Retype, exactly as they stand, the lines from the start of the data to the line that contains "Scatter, XAxis, YAxis", both ends included. Leave the pictures out.

-------- Recorded data

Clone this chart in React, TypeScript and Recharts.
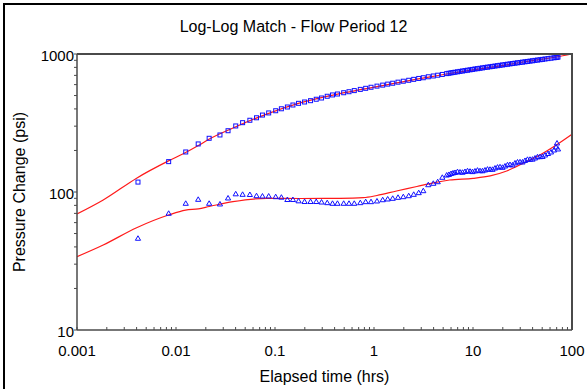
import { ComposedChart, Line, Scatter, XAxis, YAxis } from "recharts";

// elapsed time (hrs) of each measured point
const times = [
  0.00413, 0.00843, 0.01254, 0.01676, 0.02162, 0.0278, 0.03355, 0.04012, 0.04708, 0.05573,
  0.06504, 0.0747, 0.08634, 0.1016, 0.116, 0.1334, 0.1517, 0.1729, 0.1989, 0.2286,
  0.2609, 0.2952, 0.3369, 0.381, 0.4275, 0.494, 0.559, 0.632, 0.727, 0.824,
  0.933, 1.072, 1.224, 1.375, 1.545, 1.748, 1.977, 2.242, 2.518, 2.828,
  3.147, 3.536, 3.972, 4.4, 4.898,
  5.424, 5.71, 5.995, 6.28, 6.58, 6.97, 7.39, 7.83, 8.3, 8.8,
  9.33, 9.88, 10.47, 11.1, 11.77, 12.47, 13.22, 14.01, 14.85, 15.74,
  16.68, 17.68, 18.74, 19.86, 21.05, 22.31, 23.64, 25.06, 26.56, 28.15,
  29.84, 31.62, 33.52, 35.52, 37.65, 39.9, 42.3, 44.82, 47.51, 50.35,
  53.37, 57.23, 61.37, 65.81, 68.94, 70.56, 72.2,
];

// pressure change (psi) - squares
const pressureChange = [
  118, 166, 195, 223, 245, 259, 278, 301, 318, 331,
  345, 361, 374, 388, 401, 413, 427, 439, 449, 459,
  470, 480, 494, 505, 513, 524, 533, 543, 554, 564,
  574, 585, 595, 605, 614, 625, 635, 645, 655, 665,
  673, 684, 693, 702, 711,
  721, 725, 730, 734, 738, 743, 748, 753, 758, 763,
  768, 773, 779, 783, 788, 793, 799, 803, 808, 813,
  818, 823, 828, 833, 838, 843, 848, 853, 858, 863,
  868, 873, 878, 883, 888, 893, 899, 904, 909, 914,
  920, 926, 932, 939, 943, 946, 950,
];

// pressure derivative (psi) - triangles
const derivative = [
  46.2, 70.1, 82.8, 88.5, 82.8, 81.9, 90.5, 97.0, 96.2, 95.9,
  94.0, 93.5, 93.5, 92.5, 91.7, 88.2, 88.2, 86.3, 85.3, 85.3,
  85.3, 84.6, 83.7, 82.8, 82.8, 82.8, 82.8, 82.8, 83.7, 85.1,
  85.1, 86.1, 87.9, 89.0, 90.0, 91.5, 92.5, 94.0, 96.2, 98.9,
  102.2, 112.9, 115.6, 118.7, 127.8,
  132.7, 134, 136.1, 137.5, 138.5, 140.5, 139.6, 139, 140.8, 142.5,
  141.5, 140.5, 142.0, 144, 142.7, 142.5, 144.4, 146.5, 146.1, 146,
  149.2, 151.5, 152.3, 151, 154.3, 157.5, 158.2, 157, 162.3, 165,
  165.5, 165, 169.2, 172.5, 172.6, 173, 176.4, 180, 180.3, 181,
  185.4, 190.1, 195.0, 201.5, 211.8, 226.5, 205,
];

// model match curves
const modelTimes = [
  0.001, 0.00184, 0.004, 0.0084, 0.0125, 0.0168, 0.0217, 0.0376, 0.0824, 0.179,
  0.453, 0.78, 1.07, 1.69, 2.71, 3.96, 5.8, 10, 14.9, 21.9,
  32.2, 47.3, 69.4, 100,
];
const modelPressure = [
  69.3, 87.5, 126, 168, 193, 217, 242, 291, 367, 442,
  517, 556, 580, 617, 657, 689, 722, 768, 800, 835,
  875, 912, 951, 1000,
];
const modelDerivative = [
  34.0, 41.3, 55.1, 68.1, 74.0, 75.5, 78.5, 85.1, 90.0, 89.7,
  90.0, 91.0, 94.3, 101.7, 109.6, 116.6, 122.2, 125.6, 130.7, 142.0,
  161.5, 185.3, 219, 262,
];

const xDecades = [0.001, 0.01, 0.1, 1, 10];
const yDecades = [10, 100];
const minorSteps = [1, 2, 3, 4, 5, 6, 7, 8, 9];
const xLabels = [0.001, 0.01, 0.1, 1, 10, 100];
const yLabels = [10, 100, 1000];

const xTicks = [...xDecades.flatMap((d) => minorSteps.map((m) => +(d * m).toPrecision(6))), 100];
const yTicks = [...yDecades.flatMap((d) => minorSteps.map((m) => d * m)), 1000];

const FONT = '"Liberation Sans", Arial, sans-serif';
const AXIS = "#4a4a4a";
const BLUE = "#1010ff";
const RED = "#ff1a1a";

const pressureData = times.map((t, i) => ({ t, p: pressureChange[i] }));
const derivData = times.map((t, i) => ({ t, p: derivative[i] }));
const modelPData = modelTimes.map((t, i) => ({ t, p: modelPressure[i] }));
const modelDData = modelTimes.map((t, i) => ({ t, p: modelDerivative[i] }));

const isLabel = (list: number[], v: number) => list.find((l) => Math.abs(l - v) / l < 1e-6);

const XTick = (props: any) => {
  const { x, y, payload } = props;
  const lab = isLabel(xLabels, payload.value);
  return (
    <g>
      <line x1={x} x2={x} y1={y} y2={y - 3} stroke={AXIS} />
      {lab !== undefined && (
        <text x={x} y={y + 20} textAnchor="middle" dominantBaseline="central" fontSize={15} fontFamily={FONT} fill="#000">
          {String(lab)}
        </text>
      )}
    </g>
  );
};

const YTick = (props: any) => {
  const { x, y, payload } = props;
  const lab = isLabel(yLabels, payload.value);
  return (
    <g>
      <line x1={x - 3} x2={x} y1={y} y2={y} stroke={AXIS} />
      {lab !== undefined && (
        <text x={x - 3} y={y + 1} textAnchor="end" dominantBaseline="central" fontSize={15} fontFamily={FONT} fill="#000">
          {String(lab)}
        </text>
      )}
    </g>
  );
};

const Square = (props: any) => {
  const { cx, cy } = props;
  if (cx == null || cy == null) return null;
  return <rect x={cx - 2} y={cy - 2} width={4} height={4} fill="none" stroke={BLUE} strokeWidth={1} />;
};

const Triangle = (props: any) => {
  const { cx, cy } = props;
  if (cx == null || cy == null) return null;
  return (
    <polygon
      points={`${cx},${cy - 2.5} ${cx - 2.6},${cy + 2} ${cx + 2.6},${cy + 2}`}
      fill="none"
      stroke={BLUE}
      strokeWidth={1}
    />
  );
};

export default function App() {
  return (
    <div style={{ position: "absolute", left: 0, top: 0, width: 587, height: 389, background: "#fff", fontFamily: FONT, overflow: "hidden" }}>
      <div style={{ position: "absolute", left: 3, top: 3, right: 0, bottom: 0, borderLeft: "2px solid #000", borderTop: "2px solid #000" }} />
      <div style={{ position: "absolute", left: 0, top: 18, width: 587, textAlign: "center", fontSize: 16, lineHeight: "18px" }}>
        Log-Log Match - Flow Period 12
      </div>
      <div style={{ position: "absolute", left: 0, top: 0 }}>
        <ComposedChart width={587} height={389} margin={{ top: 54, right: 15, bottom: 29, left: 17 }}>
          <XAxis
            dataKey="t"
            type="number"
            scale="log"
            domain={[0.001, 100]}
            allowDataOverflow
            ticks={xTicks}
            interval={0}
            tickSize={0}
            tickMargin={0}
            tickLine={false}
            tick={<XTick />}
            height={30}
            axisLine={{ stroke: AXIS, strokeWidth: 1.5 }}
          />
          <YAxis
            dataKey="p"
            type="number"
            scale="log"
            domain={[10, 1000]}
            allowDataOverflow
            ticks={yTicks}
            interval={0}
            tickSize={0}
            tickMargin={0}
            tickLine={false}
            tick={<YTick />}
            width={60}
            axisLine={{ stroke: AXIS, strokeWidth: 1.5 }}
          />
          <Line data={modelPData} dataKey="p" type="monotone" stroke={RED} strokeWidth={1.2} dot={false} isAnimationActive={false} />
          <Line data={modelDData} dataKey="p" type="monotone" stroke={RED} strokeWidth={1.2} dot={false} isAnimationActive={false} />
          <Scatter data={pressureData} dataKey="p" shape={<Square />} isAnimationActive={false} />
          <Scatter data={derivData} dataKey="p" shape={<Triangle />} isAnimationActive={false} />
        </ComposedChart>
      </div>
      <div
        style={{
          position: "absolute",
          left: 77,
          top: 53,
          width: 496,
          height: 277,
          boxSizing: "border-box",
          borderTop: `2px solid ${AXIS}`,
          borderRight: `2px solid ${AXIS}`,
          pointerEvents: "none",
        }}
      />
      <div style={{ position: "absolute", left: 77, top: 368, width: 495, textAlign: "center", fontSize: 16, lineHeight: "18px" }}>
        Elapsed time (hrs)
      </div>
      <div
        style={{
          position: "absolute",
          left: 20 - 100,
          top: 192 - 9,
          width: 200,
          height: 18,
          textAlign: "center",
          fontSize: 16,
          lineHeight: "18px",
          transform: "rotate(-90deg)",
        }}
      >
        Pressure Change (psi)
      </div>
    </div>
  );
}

----------------

**Right answer**
Clone this chart in React, TypeScript and Recharts.
import { ComposedChart, Line, Scatter, XAxis, YAxis } from "recharts";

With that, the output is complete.